WRITTEN INSTRUCTION
Print exactly the lines from the first one down to the line that contains "import plotly.graph_objects as go", both included, and skip the pictures.
■ ■ ■ ■ ■
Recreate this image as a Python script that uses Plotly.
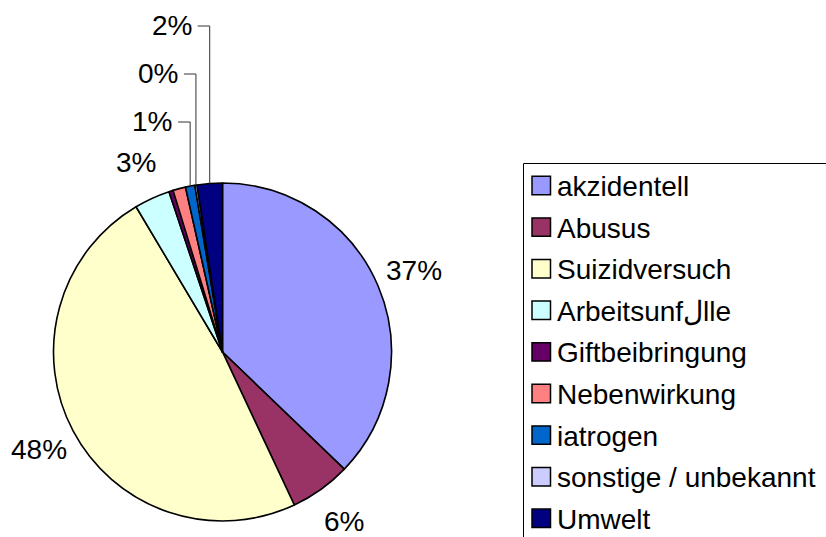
import math
import plotly.graph_objects as go

# ---- data ----
categories = ["akzidentell", "Abusus", "Suizidversuch", "Arbeitsunf\u0644lle",
              "Giftbeibringung", "Nebenwirkung", "iatrogen",
              "sonstige / unbekannt", "Umwelt"]
values = [37.0, 5.8, 48.2, 3.4, 0.4, 1.2, 0.9, 0.2, 2.4]
colors = ["#9999FF", "#993366", "#FFFFCC", "#CCFFFF", "#660066",
          "#FF8080", "#0066CC", "#CCCCFF", "#000080"]
# how each slice's percentage label is shown: "radial", "leader" or None
label_mode = ["radial", "radial", "radial", "radial", None, None,
              "leader", "leader", "leader"]

# ---- layout constants (pixels) ----
W, H = 826, 537
CX, CY, R = 222.5, 352.0, 169.0
LABEL_R = 208.0
LEADER_Y = {6: 122, 7: 74, 8: 26}
FONT = "Liberation Sans, Arial, sans-serif"
FS = 28


def px(x):
    return x / W


def py(y):
    return 1 - y / H


fig = go.Figure(go.Pie(
    labels=categories, values=values, sort=False, direction="clockwise",
    rotation=0, textinfo="none", hoverinfo="label+percent",
    marker=dict(colors=colors, line=dict(color="black", width=1.6)),
    domain=dict(x=[px(CX - R), px(CX + R)], y=[py(CY + R), py(CY - R)]),
    showlegend=False,
))

annotations = []
shapes = []
total = sum(values)
cum = 0.0
for i, v in enumerate(values):
    frac = v / total
    mid = (cum + frac / 2) * 2 * math.pi
    cum += frac
    txt = f"{round(frac * 100)}%"
    mode = label_mode[i]
    if mode == "radial":
        x = CX + LABEL_R * math.sin(mid)
        y = CY - LABEL_R * math.cos(mid)
        annotations.append(dict(x=px(x), y=py(y), xref="paper", yref="paper",
                                text=txt, showarrow=False, xanchor="center",
                                yanchor="middle",
                                font=dict(family=FONT, size=FS, color="black")))
    elif mode == "leader":
        xm = CX + R * math.sin(mid)
        ye = CY - R * math.cos(mid)
        yl = LEADER_Y[i]
        annotations.append(dict(x=px(xm - 16), y=py(yl), xref="paper",
                                yref="paper", text=txt, showarrow=False,
                                xanchor="right", yanchor="middle",
                                font=dict(family=FONT, size=FS, color="black")))
        shapes.append(dict(type="path", xref="paper", yref="paper",
                           path=f"M {px(xm - 12)} {py(yl)} L {px(xm)} {py(yl)} L {px(xm)} {py(ye)}",
                           line=dict(color="#333333", width=1)))

# ---- manual legend ----
LEG_X0, LEG_Y0 = 523.5, 163.5
ROW0, ROW_STEP = 185.5, 41.6
shapes.append(dict(type="rect", xref="paper", yref="paper",
                   x0=px(LEG_X0), x1=px(W + 10), y0=py(LEG_Y0), y1=py(H + 10),
                   line=dict(color="black", width=1), fillcolor="rgba(0,0,0,0)"))
for i, (cat, col) in enumerate(zip(categories, colors)):
    yc = ROW0 + i * ROW_STEP
    shapes.append(dict(type="rect", xref="paper", yref="paper",
                       x0=px(532), x1=px(550.5), y0=py(yc - 9.2), y1=py(yc + 9.2),
                       fillcolor=col, line=dict(color="black", width=1.5)))
    annotations.append(dict(x=px(555), y=py(yc + 1), xref="paper", yref="paper",
                            text=cat, showarrow=False, xanchor="left",
                            yanchor="middle",
                            font=dict(family=FONT, size=FS, color="black")))

fig.update_layout(
    width=W, height=H, margin=dict(l=0, r=0, t=0, b=0),
    paper_bgcolor="white", plot_bgcolor="white",
    annotations=annotations, shapes=shapes,
    font=dict(family=FONT, size=FS, color="black"),
)

fig.write_html(
    "out.html",
    config={"displayModeBar": False},
    post_script="document.body.style.margin='0';document.body.style.padding='0';"
                "document.body.style.overflow='hidden';",
)
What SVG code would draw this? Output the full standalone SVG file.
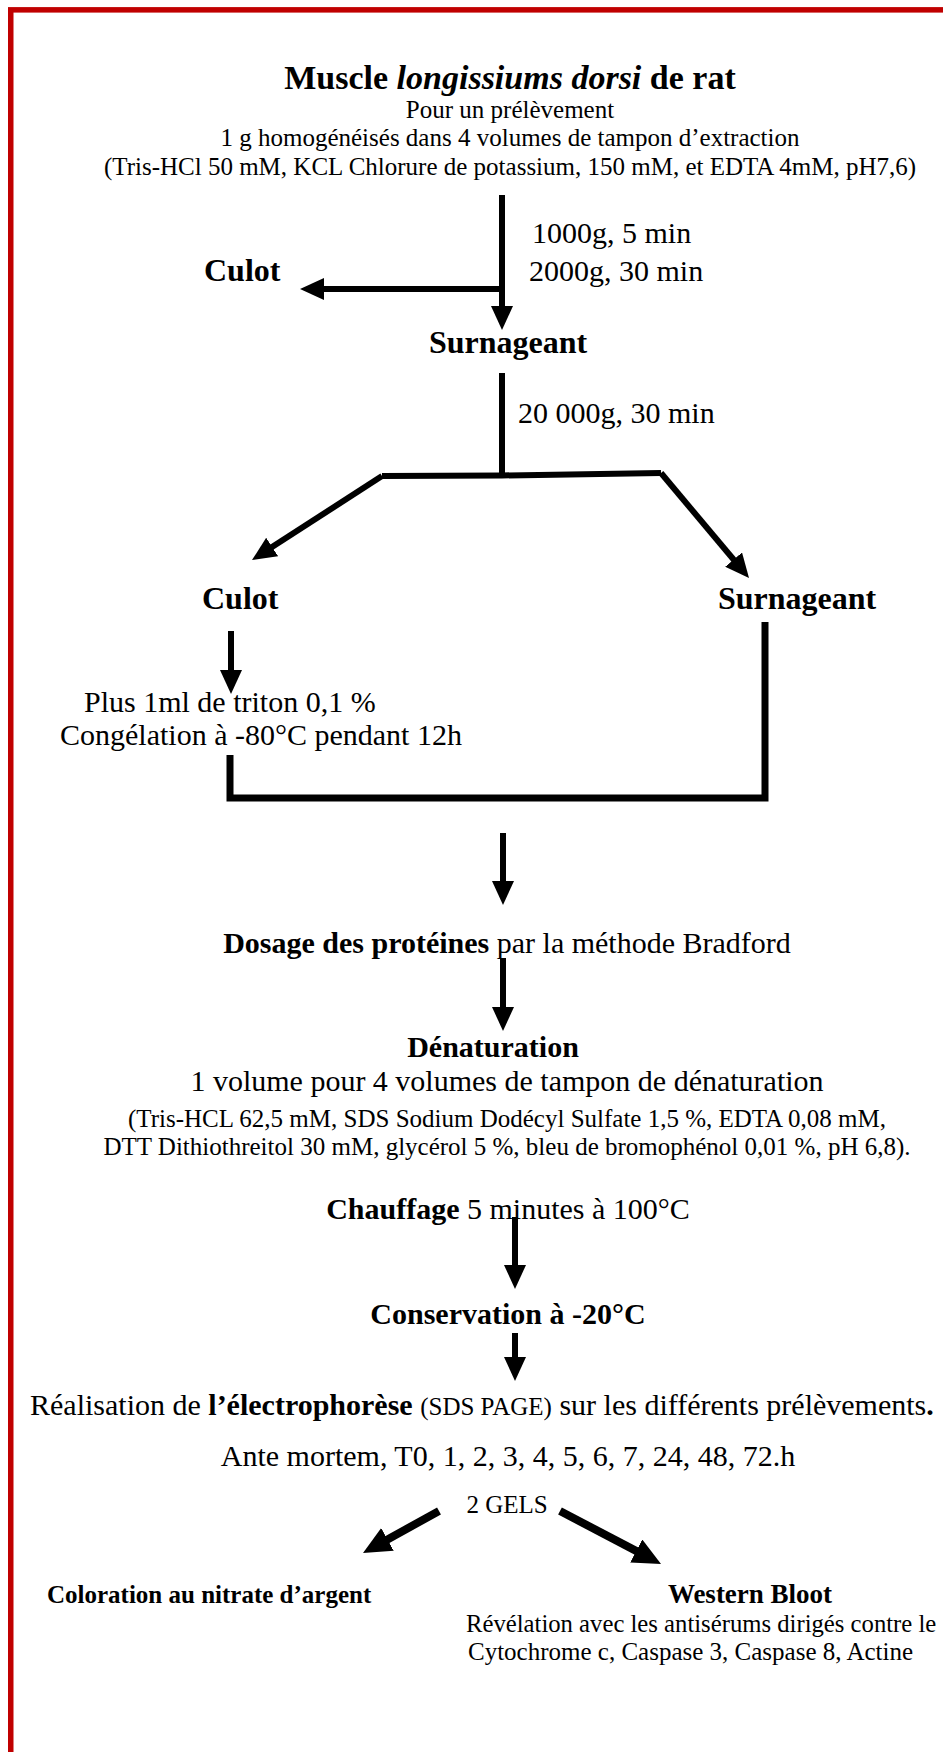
<svg xmlns="http://www.w3.org/2000/svg" width="943" height="1752" viewBox="0 0 943 1752">
<style>
.t{font-family:"Liberation Serif","Times New Roman",serif;fill:#000}
.b{font-weight:bold}
.i{font-style:italic}
.c{text-anchor:middle}
.s25{font-size:25px}
.s30{font-size:30px}
.s32{font-size:32px}
.conn{stroke:#000;stroke-width:6;fill:none}
.thick{stroke:#000;stroke-width:8;fill:none}
</style>
<defs>
<marker id="ah" markerUnits="userSpaceOnUse" markerWidth="24" markerHeight="22" viewBox="0 0 24 22" refX="14" refY="11" orient="auto">
<path d="M0,0 L24,11 L0,22 z" fill="#000"/>
</marker>
<marker id="ah2" markerUnits="userSpaceOnUse" markerWidth="28" markerHeight="26" viewBox="0 0 28 26" refX="16" refY="13" orient="auto">
<path d="M0,0 L28,13 L0,26 z" fill="#000"/>
</marker>
</defs>
<rect x="0" y="0" width="943" height="1752" fill="#fff"/>
<rect id="frame" x="10.75" y="9.85" width="1000" height="1800" fill="none" stroke="#c00000" stroke-width="5.5"/>

<g id="connectors">
<path class="conn" d="M502,195 V320" marker-end="url(#ah)"/>
<path class="conn" d="M502,289 H310" marker-end="url(#ah)"/>
<path class="conn" d="M502,373 V476"/>
<path class="conn" d="M382,476 L502,475.5 L661,473"/>
<path class="conn" d="M382,476 L260.4,554.6" marker-end="url(#ah)"/>
<path class="conn" d="M661,473 L742.6,570.3" marker-end="url(#ah)"/>
<path class="conn" d="M231,631 V684" marker-end="url(#ah)"/>
<path class="conn" style="stroke-width:7" d="M230,755 V798 H765 V622"/>
<path class="conn" d="M503,833 V895" marker-end="url(#ah)"/>
<path class="conn" d="M503,958 V1021" marker-end="url(#ah)"/>
<path class="conn" d="M515,1217 V1279" marker-end="url(#ah)"/>
<path class="conn" d="M515,1333 V1371" marker-end="url(#ah)"/>
<path class="thick" d="M439,1511 L373.5,1547.2" marker-end="url(#ah2)"/>
<path class="thick" d="M560,1511 L650.4,1558.4" marker-end="url(#ah2)"/>
</g>

<g id="muscle">
<text class="t c b" x="510" y="89" style="font-size:34px">Muscle <tspan class="i">longissiums dorsi</tspan> de rat</text>
<text class="t c s25" x="510" y="118">Pour un prélèvement</text>
<text class="t c s25" x="510" y="146">1 g homogénéisés dans 4 volumes de tampon d’extraction</text>
<text class="t c s25" x="510" y="175">(Tris-HCl 50 mM, KCL Chlorure de potassium, 150 mM, et EDTA 4mM, pH7,6)</text>
</g>

<g id="centrif1">
<text class="t s30" x="532" y="243">1000g, 5 min</text>
<text class="t s30" x="529" y="281">2000g, 30 min</text>
</g>

<g id="culot1">
<text class="t b s32" x="204" y="281">Culot</text>
</g>

<g id="surnageant1">
<text class="t c b s32" x="508" y="353">Surnageant</text>
</g>

<g id="centrif2">
<text class="t s30" x="518" y="423">20 000g, 30 min</text>
</g>

<g id="culot2">
<text class="t b s32" x="202" y="609">Culot</text>
</g>

<g id="surnageant2">
<text class="t b s32" x="718" y="609">Surnageant</text>
</g>

<g id="triton">
<text class="t s30" x="84" y="712">Plus 1ml de triton 0,1 %</text>
<text class="t s30" x="60" y="745">Congélation à -80°C pendant 12h</text>
</g>

<g id="dosage">
<text class="t c s30" x="507" y="953"><tspan class="b">Dosage des protéines</tspan> par la méthode Bradford</text>
</g>

<g id="denaturation">
<text class="t c b s30" x="493" y="1057">Dénaturation</text>
<text class="t c s30" x="507" y="1091">1 volume pour 4 volumes de tampon de dénaturation</text>
<text class="t c s25" x="507" y="1127">(Tris-HCL 62,5 mM, SDS Sodium Dodécyl Sulfate 1,5 %, EDTA 0,08 mM,</text>
<text class="t c s25" x="507" y="1155">DTT Dithiothreitol 30 mM, glycérol 5 %, bleu de bromophénol 0,01 %, pH 6,8).</text>
</g>

<g id="chauffage">
<text class="t c s30" x="508" y="1219"><tspan class="b">Chauffage</tspan> 5 minutes à 100°C</text>
</g>

<g id="conservation">
<text class="t c b s30" x="508" y="1324">Conservation à -20°C</text>
</g>

<g id="electrophorese">
<text class="t s30" x="30" y="1415">Réalisation de <tspan class="b">l’électrophorèse</tspan> <tspan class="s25">(SDS PAGE)</tspan> sur les différents prélèvements<tspan class="b">.</tspan></text>
<text class="t c s30" x="508" y="1466">Ante mortem, T0, 1, 2, 3, 4, 5, 6, 7, 24, 48, 72.h</text>
</g>

<g id="gels">
<text class="t c s25" x="507" y="1513">2 GELS</text>
</g>

<g id="coloration">
<text class="t b s25" x="47" y="1603">Coloration au nitrate d’argent</text>
</g>

<g id="western">
<text class="t c b" x="750" y="1603" style="font-size:27px">Western Bloot</text>
<text class="t" x="466" y="1632" style="font-size:24.7px">Révélation avec les antisérums dirigés contre le</text>
<text class="t s25" x="468" y="1660">Cytochrome c, Caspase 3, Caspase 8, Actine</text>
</g>
</svg>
■ ■ ■ ■ ■
TASK SOLUTION
Recreate this image as a Python script that uses Plotly.
import math
import plotly.graph_objects as go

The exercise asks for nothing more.